The candidates walked onto the stage at the CBS News studios in Manhattan in nearly identical, ho-hum dark suits and starched white shirts. Each man had an American flag tacked to his left lapel. Their ties were not-so-subtle beacons of their political teams: Mr. Walz in blue, Mr. Vance in red (though his suffered under the harsh lighting, rendering the shade more of a candy pink on many screens).
There were no signs of idiosyncratic quirkiness here. No plaid pocket square for Walz. No gingham button up for Vance. On display was the same unremarkable armor that male presidential and vice-presidential candidates have favored for the better part of the last century.
But, if their outfits were boring, perhaps that was the point. During this frenetic sprint of a presidential race, each candidate has been branded, often in fiery terms, as an extremist by his rival — conveying that staid continuity might be seen as strategic.
Mr. Vance, with his false comments about pet-eating migrants and polarizing views about women, has been a sitting target for progressive pundits. Mr. Walz himself soared up the Democratic Party ranks by hurling the term “weird” at Mr. Vance and his fellow Republicans. At the same time, the Minnesota governor, with his legislative track record and history of visits to China (even the exaggerated versions), has been branded by Republicans as a Marxist radical.
There was certainly nothing radical in how either man looked at the debate.
“Bog standard” was how David Redlawsk, professor of political science at the University of Delaware, described the pair’s matching blank shirts and postage-stamp-size pins. Mr. Redlawsk did point out that Mr. Walz’s suit was shades darker than Mr. Vance’s, that his lighter blue was “a bit more professional looking” than Mr. Walz’s funereal black.
For both candidates it was a windy path to C-SPAN standard. When Mr. Vance sidled into public view in the midaughts as the author of the best seller “Hillbilly Elegy,” he dressed like an Eddie Bauer catalog model, in scuffed desert boots, his checked shirts tucked into slender jeans. Only in the past few years, as the junior senator from Ohio, has Mr. Vance fallen into the Capitol Hill standard suit-and-tie attire.
At 40, Mr. Vance has shed the boyish heft he carried a half-decade ago. Though he remains an outlier in politics for merely having a beard (he is the first major party nominee with facial hair in 75 years), that scruff was well maintained on Tuesday night, with crisp edges, as if he buzzed it seconds before stepping behind the dais.

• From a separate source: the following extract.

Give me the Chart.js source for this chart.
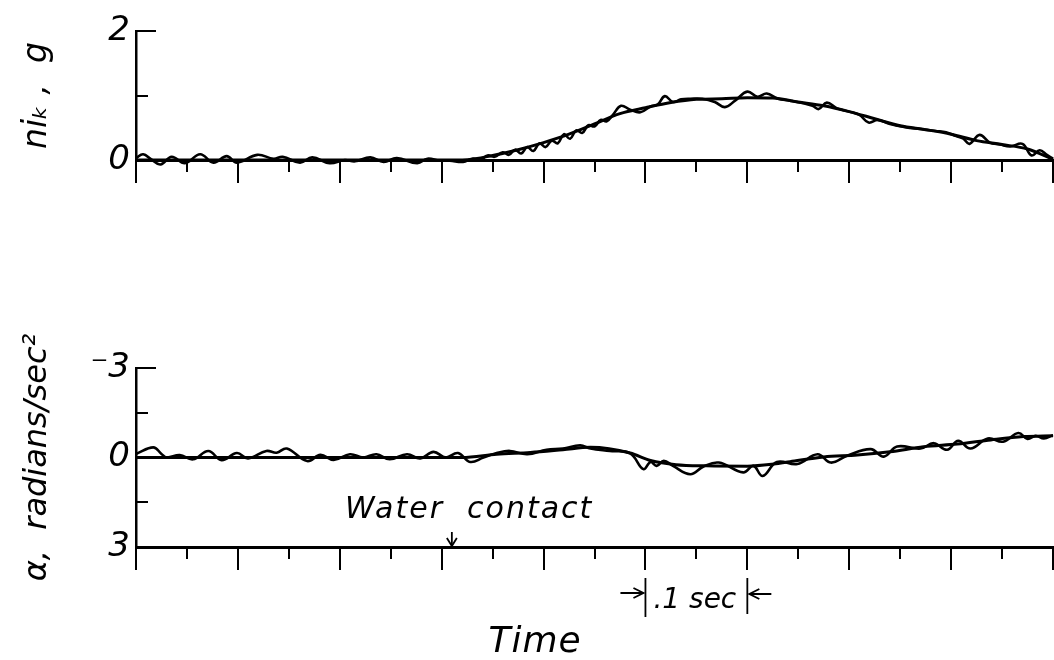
<!DOCTYPE html>
<html>
<head>
<meta charset="utf-8">
<script src="https://cdn.jsdelivr.net/npm/chart.js@4.4.1/dist/chart.umd.min.js"></script>
<style>
  html, body { margin: 0; padding: 0; background: #fff; }
  #wrap { position: relative; width: 1054px; height: 660px; }
  #wrap canvas { position: absolute; left: 0; top: 0; }
</style>
</head>
<body>
<div id="wrap">
  <canvas id="loadFactor" width="1054" height="660"></canvas>
  <canvas id="angAccel" width="1054" height="660"></canvas>
</div>
<script>
// time axis, sec (tick every .05, long tick every .1)
var xTicks = [0, 0.05, 0.1, 0.15, 0.2, 0.25, 0.3, 0.35, 0.4, 0.45, 0.5, 0.55, 0.6, 0.65, 0.7, 0.75, 0.8, 0.85, 0.9];
var waterContact = 0.31;

// top: load factor n, g
var topLabels = [0, 2];
var topMarks = [1, 2];
var fairTopT = [0, 0.30, 0.325, 0.35, 0.375, 0.40, 0.425, 0.45, 0.475, 0.50, 0.525, 0.55, 0.575, 0.60, 0.625, 0.65, 0.675, 0.70, 0.725, 0.75, 0.775, 0.80, 0.825, 0.85, 0.875, 0.90];
var fairTopN = [0, 0, 0.005, 0.07, 0.16, 0.27, 0.40, 0.56, 0.72, 0.81, 0.89, 0.94, 0.95, 0.965, 0.96, 0.90, 0.84, 0.75, 0.64, 0.53, 0.47, 0.40, 0.30, 0.24, 0.17, 0.01];
var measTopT = [0, 0.007, 0.015, 0.024, 0.035, 0.048, 0.063, 0.076, 0.089, 0.099, 0.119, 0.135, 0.144, 0.161, 0.173, 0.190, 0.205, 0.215, 0.230, 0.243, 0.256, 0.276, 0.286, 0.298, 0.308, 0.321,
  0.330, 0.338, 0.345, 0.352, 0.360, 0.366, 0.372, 0.378, 0.384, 0.390, 0.396, 0.402, 0.408, 0.414, 0.420, 0.426, 0.432, 0.438, 0.444, 0.450, 0.456, 0.462, 0.468, 0.476,
  0.485, 0.495, 0.505, 0.512, 0.519, 0.527, 0.535, 0.544, 0.556, 0.568, 0.578, 0.588, 0.600, 0.610, 0.619, 0.630, 0.642, 0.655, 0.664, 0.670, 0.678, 0.688, 0.700,
  0.710, 0.719, 0.728, 0.740, 0.755, 0.770, 0.785, 0.795, 0.805, 0.812, 0.818, 0.828, 0.838, 0.848, 0.858, 0.870, 0.879, 0.887, 0.894, 0.900];
var measTopN = [0.03, 0.09, 0.01, -0.07, 0.05, -0.05, 0.09, -0.04, 0.06, -0.04, 0.08, 0.02, 0.05, -0.04, 0.04, -0.05, 0.0, -0.02, 0.04, -0.03, 0.03, -0.05, 0.02, -0.01, -0.01, -0.03,
  0.02, 0.0, 0.07, 0.05, 0.12, 0.08, 0.16, 0.10, 0.20, 0.14, 0.26, 0.20, 0.30, 0.26, 0.40, 0.33, 0.46, 0.42, 0.54, 0.52, 0.62, 0.60, 0.70, 0.84,
  0.78, 0.74, 0.83, 0.86, 0.99, 0.90, 0.94, 0.95, 0.95, 0.90, 0.82, 0.92, 1.06, 0.98, 1.03, 0.95, 0.92, 0.88, 0.84, 0.79, 0.89, 0.80, 0.75,
  0.70, 0.58, 0.62, 0.56, 0.51, 0.48, 0.45, 0.43, 0.37, 0.33, 0.25, 0.39, 0.27, 0.24, 0.21, 0.25, 0.07, 0.15, 0.08, 0.02];

// bottom: angular acceleration, radians/sec^2 (axis runs -3 at top to 3 at bottom)
var botLabels = [-3, 0, 3];
var botMarks = [-3, -1.5, 1.5];
var fairBotT = [0, 0.32, 0.354, 0.387, 0.419, 0.446, 0.485, 0.505, 0.53, 0.56, 0.60, 0.626, 0.642, 0.675, 0.708, 0.74, 0.773, 0.806, 0.839, 0.871, 0.90];
var fairBotA = [0, 0, -0.11, -0.17, -0.26, -0.34, -0.15, 0.10, 0.24, 0.28, 0.29, 0.22, 0.14, -0.02, -0.08, -0.19, -0.36, -0.45, -0.59, -0.70, -0.73];
var measBotT = [0, 0.017, 0.025, 0.030, 0.043, 0.056, 0.071, 0.084, 0.099, 0.110, 0.128, 0.138, 0.148, 0.168, 0.181, 0.194, 0.210, 0.223, 0.236, 0.249, 0.266, 0.279, 0.292, 0.304, 0.316, 0.328,
  0.341, 0.354, 0.367, 0.384, 0.403, 0.419, 0.436, 0.446, 0.465, 0.485, 0.498, 0.505, 0.511, 0.518, 0.527, 0.544, 0.557, 0.572, 0.596, 0.606, 0.615, 0.629, 0.649,
  0.669, 0.682, 0.698, 0.721, 0.734, 0.747, 0.770, 0.783, 0.796, 0.807, 0.819, 0.836, 0.851, 0.866, 0.875, 0.883, 0.891, 0.900];
var measBotA = [-0.12, -0.34, -0.12, 0.0, -0.08, 0.06, -0.22, 0.09, -0.15, 0.03, -0.22, -0.16, -0.30, 0.12, -0.09, 0.08, -0.11, 0.0, -0.11, 0.06, -0.11, 0.03, -0.19, 0.0, -0.15, 0.15,
  0.0, -0.15, -0.22, -0.11, -0.26, -0.30, -0.41, -0.30, -0.22, -0.14, 0.39, 0.15, 0.28, 0.11, 0.28, 0.56, 0.30, 0.17, 0.50, 0.28, 0.62, 0.15, 0.22,
  -0.11, 0.17, -0.06, -0.28, -0.03, -0.37, -0.30, -0.48, -0.26, -0.56, -0.30, -0.64, -0.53, -0.82, -0.62, -0.73, -0.64, -0.75];

var FONT = '"DejaVu Sans", "Liberation Sans", sans-serif';

function pairs(xs, ys) {
  return xs.map(function(x, i) { return {x: x, y: ys[i]}; });
}

// tick marks: time ticks point down, value ticks point into the plot
function tickMarks(yMarks) {
  return {
    id: 'tickMarks',
    afterDraw: function(chart) {
      var ctx = chart.ctx, area = chart.chartArea;
      var xs = chart.scales.x, ys = chart.scales.y;
      ctx.save();
      ctx.strokeStyle = '#000';
      ctx.lineWidth = 2;
      xTicks.forEach(function(t, i) {
        var px = Math.round(xs.getPixelForValue(t));
        var len = i % 2 === 0 ? 23 : 12;
        ctx.beginPath();
        ctx.moveTo(px, area.bottom);
        ctx.lineTo(px, area.bottom + len);
        ctx.stroke();
      });
      yMarks.forEach(function(v) {
        var py = Math.round(ys.getPixelForValue(v));
        var len = (v === ys.min || v === ys.max) ? 20 : 12;
        ctx.beginPath();
        ctx.moveTo(area.left, py);
        ctx.lineTo(area.left + len, py);
        ctx.stroke();
      });
      ctx.restore();
    }
  };
}

function arrowHead(ctx, x, y, dir) {
  ctx.beginPath();
  if (dir === 'down') {
    ctx.moveTo(x - 5, y - 8); ctx.lineTo(x, y); ctx.lineTo(x + 5, y - 8);
  } else if (dir === 'right') {
    ctx.moveTo(x - 10, y - 5); ctx.lineTo(x, y); ctx.lineTo(x - 10, y + 5);
  } else {
    ctx.moveTo(x + 10, y - 5); ctx.lineTo(x, y); ctx.lineTo(x + 10, y + 5);
  }
  ctx.stroke();
}

var notes = {
  id: 'notes',
  afterDraw: function(chart) {
    var ctx = chart.ctx, xs = chart.scales.x, area = chart.chartArea;
    ctx.save();
    ctx.fillStyle = '#000';
    ctx.strokeStyle = '#000';
    ctx.lineWidth = 1.8;
    ctx.textBaseline = 'alphabetic';

    // water contact
    ctx.font = 'italic 30px ' + FONT;
    ctx.letterSpacing = '2px';
    ctx.textAlign = 'left';
    ctx.fillText('Water  contact', 345, 518);
    var wx = xs.getPixelForValue(waterContact);
    ctx.beginPath();
    ctx.moveTo(wx, area.bottom - 15);
    ctx.lineTo(wx, area.bottom - 1);
    ctx.stroke();
    arrowHead(ctx, wx, area.bottom - 1, 'down');

    // .1 sec marker
    var a = xs.getPixelForValue(0.5), b = xs.getPixelForValue(0.6);
    ctx.beginPath();
    ctx.moveTo(a, 578); ctx.lineTo(a, 617);
    ctx.moveTo(b, 578); ctx.lineTo(b, 614);
    ctx.moveTo(a - 25, 593); ctx.lineTo(a - 2, 593);
    ctx.moveTo(b + 24, 594); ctx.lineTo(b + 2, 594);
    ctx.stroke();
    arrowHead(ctx, a - 2, 593, 'right');
    arrowHead(ctx, b + 2, 594, 'left');
    ctx.font = 'italic 28px ' + FONT;
    ctx.letterSpacing = '0px';
    ctx.fillText('.1 sec', a + 8, 608);

    // time axis title
    ctx.font = 'italic 36px ' + FONT;
    ctx.letterSpacing = '1px';
    ctx.textAlign = 'center';
    ctx.fillText('Time', 535, 652);
    ctx.restore();
  }
};

function makeChart(id, cfg) {
  return new Chart(document.getElementById(id), {
    type: 'line',
    data: {
      datasets: [
        { data: pairs(cfg.fairT, cfg.fairV), cubicInterpolationMode: 'monotone', borderWidth: 3 },
        { data: pairs(cfg.measT, cfg.measV), tension: 0.4, borderWidth: 2.6 }
      ]
    },
    options: {
      responsive: false,
      animation: false,
      devicePixelRatio: 1,
      layout: { padding: cfg.padding },
      elements: {
        point: { radius: 0 },
        line: { borderColor: '#000', fill: false }
      },
      datasets: { line: { clip: false } },
      plugins: { legend: { display: false }, tooltip: { enabled: false } },
      scales: {
        x: {
          type: 'linear', min: 0, max: 0.9,
          ticks: { display: false },
          grid: { display: false, drawTicks: false },
          border: { display: true, width: 3, color: '#000' },
          afterFit: function(s) { s.height = 0; }
        },
        y: {
          min: cfg.min, max: cfg.max, reverse: cfg.reverse,
          afterBuildTicks: function(s) { s.ticks = cfg.labels.map(function(v) { return {value: v}; }); },
          ticks: {
            color: '#000', padding: 6,
            font: { family: FONT, size: 34, style: 'italic' },
            callback: function(v) { return v < 0 ? '\u207B' + Math.abs(v) : String(v); }
          },
          grid: { display: false, drawTicks: false },
          border: { display: true, width: 2.5, color: '#000' },
          title: {
            display: true, text: cfg.title, color: '#000',
            font: { family: FONT, size: cfg.titleSize, style: 'italic' },
            padding: { top: 18, bottom: 0 }
          },
          afterFit: function(s) { s.width = 136; }
        }
      }
    },
    plugins: cfg.plugins
  });
}

makeChart('loadFactor', {
  fairT: fairTopT, fairV: fairTopN, measT: measTopT, measV: measTopN,
  min: 0, max: 2, reverse: false, labels: topLabels,
  title: 'ni\u2096 ,  g', titleSize: 33,
  padding: { top: 31, bottom: 500, left: 0, right: 1 },
  plugins: [tickMarks(topMarks)]
});

makeChart('angAccel', {
  fairT: fairBotT, fairV: fairBotA, measT: measBotT, measV: measBotA,
  min: -3, max: 3, reverse: true, labels: botLabels,
  title: '\u03B1,  radians/sec\u00B2', titleSize: 32,
  padding: { top: 368, bottom: 113, left: 0, right: 1 },
  plugins: [tickMarks(botMarks), notes]
});
</script>
</body>
</html>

As for Mr. Walz, it was just two years ago, during a gubernatorial debate at Farmfest in Minnesota’s rural Redwood County, that Mr. Walz sparred with opponents in a T-shirt and forest green cap. On Tuesday his stock suit strove to show the distance he had traveled.
But really, what might matter more is that what Mr. Walz and Mr. Vance wore for their debate won’t be much remembered at all. Their conventional looks were evidence that they wouldn’t crowd out their partners at the top of the respective tickets — singular figures with singular looks.
Ms. Harris, the first woman of color in U.S. history to become a major-party candidate, has eschewed the pantsuits of yore. She arrived at last month’s presidential debate not in an expected suffrage white pantsuit (as Hillary Clinton had during one of her debates) but in a demure dark-hued version. It was a style all her own.
And nearly a decade into his political career, Donald Trump has turned a baggy suit and long red tie, along with a shock of hair and a tan, into an unforgettable signature look.
There were no signatures to take in on Tuesday night. Just forgettable suits.